Mme la Rapporteuse - L'amendement 2 de la commission rétablit le caractère d'autorité indépendante de la nouvelle institution et il étend le champ de compétence de celle-ci à la sphère privée.

Mon sous-amendement 20 tend à substituer au mot «médiateur» le mot «défenseur». Un défenseur des enfants, en effet, n'a pas seulement un rôle de médiateur. Fait-il de la médiation lorsqu'il assure la promotion des droits de l'enfant, lorsqu'il organise des actions d'information sur ces droits, lorsqu'il suggère de transposer en droit interne des dispositions de la convention de New York ?

En outre, il est souhaitable d'adopter une dénomination qui soit parlante pour les enfants. Enfin, il faut éviter de créer la confusion avec d'autres instances de médiation, non seulement le Médiateur de la République mais aussi le Médiateur de l'éducation nationale.

Mme Bernadette Isaac-Sibille - Très bien !

M. Bernard Birsinger - Notre sous-amendement 15 tend à introduire la possibilité de réclamations collectives.

Mme la Rapporteuse - Défavorable, car il ne faut pas entrer dans une logique de pétition.
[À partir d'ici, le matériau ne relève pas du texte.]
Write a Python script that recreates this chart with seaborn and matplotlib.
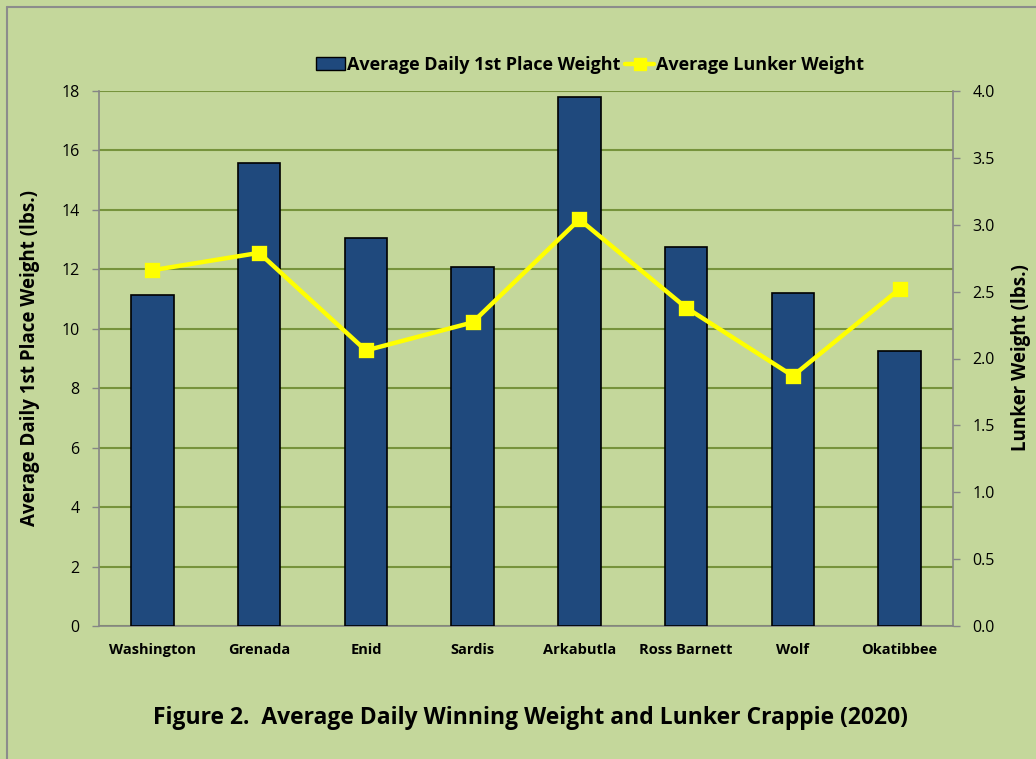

M. Bernard Birsinger - Notre sous-amendement 16 a pour objet d'ouvrir la saisine aux associations reconnues d'utilisé publique qui défendent les droits des enfants.

Mme la Rapporteuse - La commission est favorable à cet excellent amendement.
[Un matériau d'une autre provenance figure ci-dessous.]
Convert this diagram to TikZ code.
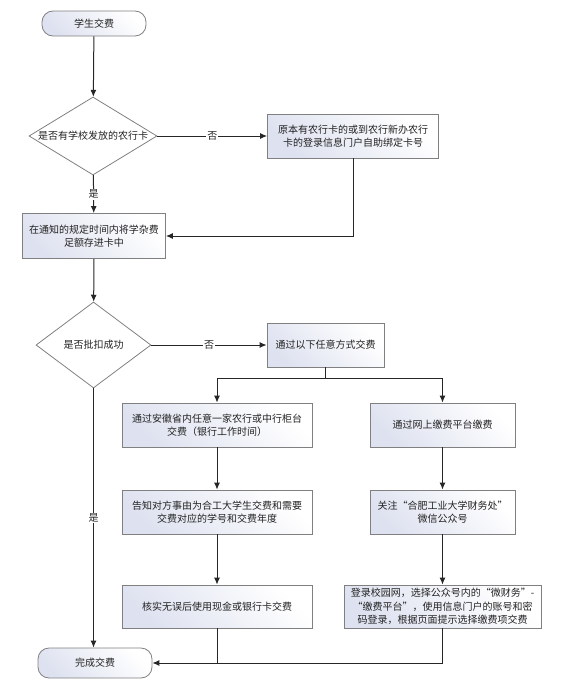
\documentclass[tikz,border=0pt]{standalone}
\usepackage{fontspec}
\newfontfamily\cjk{Noto Sans CJK SC}
\usetikzlibrary{shapes.geometric,arrows.meta}
\definecolor{boxl}{RGB}{222,226,240}
\definecolor{bord}{RGB}{128,128,128}
\definecolor{txt}{RGB}{35,35,35}
\begin{document}
\begin{tikzpicture}[x=1pt,y=-1pt,
  font=\cjk\fontsize{10}{13.5}\selectfont,
  box/.style={draw=bord, line width=0.8pt, top color=white, bottom color=boxl, shading angle=-45, text=txt, align=center, inner sep=0pt},
  term/.style={box, rounded corners=11pt},
  dec/.style={diamond, draw=bord, line width=0.8pt, fill=white, text=txt, inner sep=0pt, align=center},
  conn/.style={draw=black!85, line width=1pt, -{Latex[length=7pt,width=6pt]}},
  plain/.style={draw=black!85, line width=1pt},
  lbl/.style={fill=white, text=txt, inner sep=1pt}]
\useasboundingbox (0,0) rectangle (576,688);
\node[term, minimum width=104, minimum height=25] (start) at (94,23.5) {学生交费};
\node[dec, minimum width=128, minimum height=78] (d1) at (93,136) {\makebox[0pt]{是否有学校发放的农行卡}};
\node[box, minimum width=171, minimum height=44] (b1) at (353,136) {原本有农行卡的或到农行新办农行\\卡的登录信息门户自助绑定卡号};
\node[box, minimum width=143, minimum height=45] (b2) at (94,236) {在通知的规定时间内将学杂费\\足额存进卡中};
\node[dec, minimum width=115, minimum height=86] (d2) at (93.5,345) {\makebox[0pt]{是否批扣成功}};
\node[box, minimum width=117, minimum height=44] (b3) at (325.5,345) {通过以下任意方式交费};
\node[box, minimum width=190, minimum height=44] (b4l) at (217,425) {通过安徽省内任意一家农行或中行柜台\\交费（银行工作时间）};
\node[box, minimum width=190, minimum height=44] (b5l) at (217,512) {告知对方事由为合工大学生交费和需要\\交费对应的学号和交费年度};
\node[box, minimum width=190, minimum height=43] (b6l) at (217,606.5) {核实无误后使用现金或银行卡交费};
\node[box, minimum width=145, minimum height=44] (b4r) at (442.5,425) {通过网上缴费平台缴费};
\node[box, minimum width=145, minimum height=44] (b5r) at (442.5,512) {关注“合肥工业大学财务处”\\微信公众号};
\node[box, minimum width=197, minimum height=43] (b6r) at (442.5,606.5) {登录校园网，选择公众号内的“微财务”-\\“缴费平台”，使用信息门户的账号和密\\码登录，根据页面提示选择缴费项交费};
\node[term, minimum width=114, minimum height=30] (end) at (95,663) {完成交费};
\draw[conn] (start) -- (d1);
\draw[conn] (d1) -- node[lbl] {否} (b1);
\draw[conn] (d1) -- node[lbl] {是} (b2);
\draw[conn] (b1.south) |- (b2.east);
\draw[conn] (b2) -- (d2);
\draw[conn] (d2) -- node[lbl] {否} (b3);
\draw[plain] (b3.south) -- ++(0,11) coordinate (split);
\draw[conn] (split) -| (b4l.north);
\draw[conn] (split) -| (b4r.north);
\draw[conn] (b4l) -- (b5l);
\draw[conn] (b5l) -- (b6l);
\draw[conn] (b4r) -- (b5r);
\draw[conn] (b5r) -- (b6r);
\draw[conn] (d2.south) -- node[lbl] {是} (d2.south |- end.north);
\coordinate (join) at (b6l.south |- end.east);
\draw[plain] (b6r.south) |- (join);
\draw[plain] (b6l.south) -- (join);
\draw[conn] (join) -- (end.east);
\end{tikzpicture}
\end{document}
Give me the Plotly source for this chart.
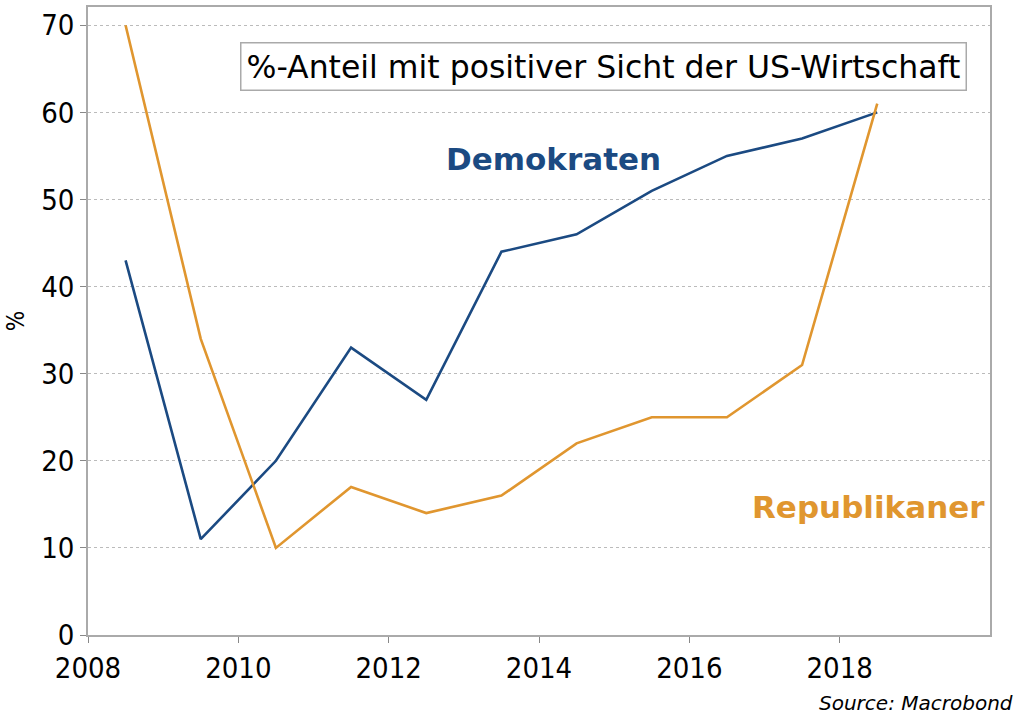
import plotly.graph_objects as go

years = [2008.5, 2009.5, 2010.5, 2011.5, 2012.5, 2013.5, 2014.5, 2015.5, 2016.5, 2017.5, 2018.5]
demokraten = [43, 11, 20, 33, 27, 44, 46, 51, 55, 57, 60]
republikaner = [70, 34, 10, 17, 14, 16, 22, 25, 25, 31, 61]
x_ticks = [2008, 2010, 2012, 2014, 2016, 2018]
y_ticks = [0, 10, 20, 30, 40, 50, 60, 70]

BLUE = "#1b4a82"
ORANGE = "#e0962f"
COND = "DejaVu Sans Condensed, DejaVu Sans, sans-serif"
WIDE = "DejaVu Sans, Verdana, sans-serif"

fig = go.Figure()
fig.add_trace(go.Scatter(x=years, y=demokraten, mode="lines", name="Demokraten",
                         line=dict(color=BLUE, width=2.6)))
fig.add_trace(go.Scatter(x=years, y=republikaner, mode="lines", name="Republikaner",
                         line=dict(color=ORANGE, width=2.6)))

fig.update_layout(
    width=1018, height=716,
    margin=dict(l=88, r=28, t=5, b=81),
    paper_bgcolor="white", plot_bgcolor="white",
    showlegend=False,
    font=dict(family=COND, color="black", size=28),
)
fig.update_xaxes(range=[2008, 2020], tickvals=x_ticks, ticks="outside", ticklen=6,
                 tickcolor="#888", showgrid=False, zeroline=False,
                 showline=True, linecolor="#aaa", linewidth=1.5, mirror=True,
                 tickfont=dict(size=29))
fig.update_yaxes(range=[0, 72.1], tickvals=y_ticks, ticks="outside", ticklen=6,
                 tickcolor="#888", showgrid=True, gridcolor="#bbb", griddash="dot",
                 gridwidth=1, zeroline=False,
                 showline=True, linecolor="#aaa", linewidth=1.5, mirror=True,
                 tickfont=dict(size=29),
                 title=dict(text="%", font=dict(size=24), standoff=10))

fig.add_annotation(x=0.572, y=0.906, xref="paper", yref="paper",
                   xanchor="center", yanchor="middle",
                   text="%-Anteil mit positiver Sicht der US-Wirtschaft",
                   showarrow=False, font=dict(family=WIDE, size=31.5, color="black"),
                   bordercolor="#aaa", borderwidth=1.5, borderpad=5, bgcolor="white")
fig.add_annotation(x=2014.19, y=54.6, text="<b>Demokraten</b>", showarrow=False,
                   font=dict(family=WIDE, size=31, color=BLUE))
fig.add_annotation(x=2018.38, y=14.65, text="<b>Republikaner</b>", showarrow=False,
                   font=dict(family=WIDE, size=31, color=ORANGE))
fig.add_annotation(x=1.028, y=-0.108, xref="paper", yref="paper",
                   xanchor="right", yanchor="middle",
                   text="<i>Source: Macrobond</i>", showarrow=False,
                   font=dict(family=WIDE, size=20, color="black"))

fig.write_html("out.html", config={"displayModeBar": False},
               post_script="document.body.style.margin='0';document.body.style.padding='0';")
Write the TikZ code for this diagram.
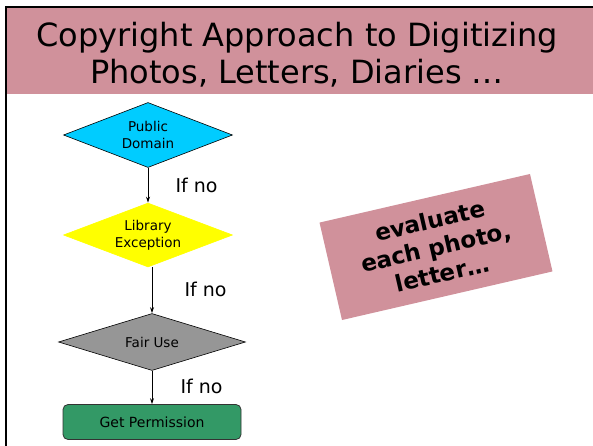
\documentclass[tikz,border=0pt]{standalone}
\usepackage{fontspec}
\setmainfont{DejaVu Sans}
\usetikzlibrary{shapes.geometric,arrows.meta}

\definecolor{titlepink}{RGB}{208,145,155}
\definecolor{pdcyan}{RGB}{0,204,255}
\definecolor{leyellow}{RGB}{255,255,0}
\definecolor{fugray}{RGB}{150,150,150}
\definecolor{gpgreen}{RGB}{51,153,102}

\tikzset{
  decision/.style={diamond,draw=black,line width=0.6pt,inner sep=0pt,aspect=2.6,
    align=center,font=\fontsize{13.5pt}{17pt}\selectfont},
  flowarrow/.style={-{Stealth[length=6pt,width=4pt]},line width=0.8pt,black},
  ifno/.style={font=\fontsize{19pt}{21pt}\selectfont,anchor=west}
}

\begin{document}
\begin{tikzpicture}[x=1pt,y=-1pt]
                  \useasboundingbox (0,0) rectangle (593,446);
                  % title band
                  \fill [titlepink] (7,8) rectangle (593,94);
                  \draw [line width=2, black] (6,446) -- (6,7) -- (593,7);
                  \node [align=center,font=\fontsize{32pt}{37pt}\selectfont] (title) at (297,55) {Copyright Approach to Digitizing\\Photos, Letters, Diaries \dots};
                  % Public Domain
                  \node [decision,fill=pdcyan,minimum width=169,minimum height=65] (pd) at (148,135) {Public\\Domain};
                  % Library Exception
                  \node [decision,fill=leyellow,draw=leyellow,minimum width=169,minimum height=64] (le) at (148,235) {Library\\Exception};
                  % Fair Use
                  \node [decision,fill=fugray,minimum width=187,minimum height=57] (fu) at (152,342) {Fair Use};
                  % Get Permission
                  \node [draw=black!80,line width=0.8pt,fill=gpgreen,rounded corners=5,minimum width=178,minimum height=35,
                         font=\fontsize{14pt}{16pt}\selectfont] (gp) at (152,422) {Get Permission};
                  % arrows down
                  \draw [flowarrow] (pd.south) -- (le.north);
                  \draw [flowarrow] (le.south -| fu.north) -- (fu.north);
                  \draw [flowarrow] (fu.south) -- (gp.north);
                  % if no labels
                  \node [ifno] (ifno1) at (172,185) {If no};
                  \node [ifno] (ifno2) at (181,289) {If no};
                  \node [ifno] (ifno3) at (177,386) {If no};
                  % evaluate box
                  \node [fill=titlepink,rotate=13,minimum width=216,minimum height=100,align=center,
                         font=\bfseries\fontsize{23pt}{27pt}\selectfont] (eval) at (436,247) {evaluate\\each photo,\\letter\dots};
\end{tikzpicture}
\end{document}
M. Bernard Birsinger - Notre sous-amendement 17 tend à donner la possibilité au Médiateur des enfants de s'autosaisir.

Mme la Rapporteuse - Défavorable, car la faculté d'autosaisine est déjà inscrite à l'article 3.

Mme la Ministre déléguée - Le Gouvernement est favorable à l'amendement 2. Il s'en remet à la sagesse de l'Assemblée sur le sous-amendement 20, en soulignant que le rôle du «défenseur» ne doit pas être confondu avec celui de l'avocat et que la nouvelle institution doit conserver un rôle de médiation, c'est-à-dire de conciliation.

Avis favorable aux sous-amendements 15, 16 et 17.

M. Bernard Birsinger - Le groupe communiste s'abstient sur le sous-amendement 20.

Le sous-amendement 20, mis aux voix, est adopté.

Le sous-amendement 15, mis aux voix, n'est pas adopté.

Le sous-amendement 16, mis aux voix, est adopté.

Le sous-amendement 17, mis aux voix, n'est pas adopté.

L'amendement 2 ainsi sous-amendé, mis aux voix, est adopté. L'article premier est ainsi rédigé.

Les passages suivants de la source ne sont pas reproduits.